As with any law, the public should take an active interest in its development and in its implementation by participating in a dialogue with its proponents and communicating their opinion to their elected representatives via correspondence, telephone calls, or testimony before legislative committees.
Question #2 The Nature of Law
During Texas 84th legislative session State Representative Mark Keough introduced HB 3184 a bill seeking to import the civil law process of mediation into criminal law. The law applied to some first time misdemeanor and felony offenders. The bill passed though the legislative process but failed to become law on veto by Governor Greg Abbott who stated “Making amends with the victim of a crime does not absolve the criminal of his legal debt to the State.”

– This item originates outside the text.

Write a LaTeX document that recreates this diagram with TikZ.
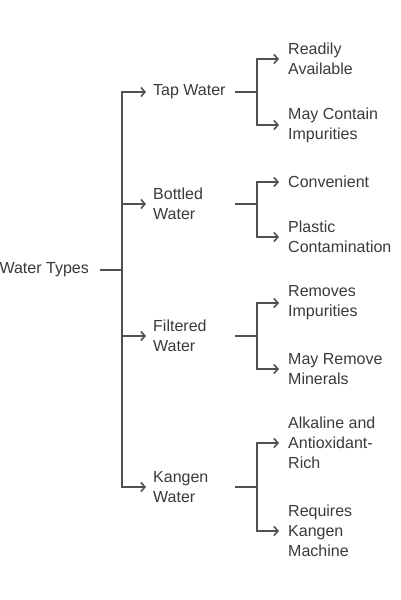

Do you agree with the Governor? What is the purpose of law from your point of view as a Legislative/Judicial/ Law Enforcement official? Who is it intended to protect?
What should be the role or effect of private judging companies (such as JudicialArbitration and Mediation Service) in the judicial or incarceration system?
(answer should be based on elected office sought.)
Answer Question #2
I believe that the law is designed with the goal of funneling first-time offenders into a program that would provide restitution for the complainant but diminish the effect of a conviction on the defendant’s criminal history.
It appears to permit a county to establish a specific office to supervise pretrial diversions, which are already a part of our system. Pretrial diversions are simply defined as extra-judicial contracts between the State and the defense whereby the State agrees to withhold prosecution in exchange for an apology and restitution and a period of good behavior.
In Montgomery County, defendants on pretrial diversions are supervised by the Montgomery County Department of Community Supervision and Corrections by the imposition of ancillary conditions of bond. The law appears to be designed to benefit both the complainant and the defendant, which is an admirable goal. Because it would be an automatic referral, it might also have the effect of reducing the backlog of non-violent first-time offenders out of an crowded court system, another admirable goal. But, the complainant is not a party in criminal cases. Criminal cases are brought by the State against the defendant. Accordingly, I am inclined to agree with the governor. It is the prosecutor that has the discretion to prosecute, not the complainant. It is not unusual for a complainant to desire to drop criminal charges but for the prosecutor to persist over the complainant’s objection, and for the exact reason the governor describes.
Our Texas and U.S. Constitutions provide that criminal defendants are entitled to jury trials at all levels of our criminal justice system. Requiring binding mediation or binding arbitration would be an impediment to criminal defendant’s exercising that right, and I would not support it, though HB 3184 does not appear to do that.
Question #1 Civil Asset Forfeiture.
Texas Supreme Court Justice Don Willett said “A generation ago in America, asset forfeiture was limited to wresting ill-gotten gains from violent criminals. Today, it has a distinctive ‘Alice in Wonderland’ flavor, victimizing innocent citizens who’ve done nothing wrong.”
Candidate Answer #1
As a judicial candidate, I cannot comment on how my view of civil asset forfeitures would affect my decisions in the 9th District Court. The rules of judicial ethics prohibit me from opining on how I would decide cases that are likely to come before the court. However, improper civil asset forfeiture should be prosecuted under Texas Penal Code Section 39.03, which covers official oppression.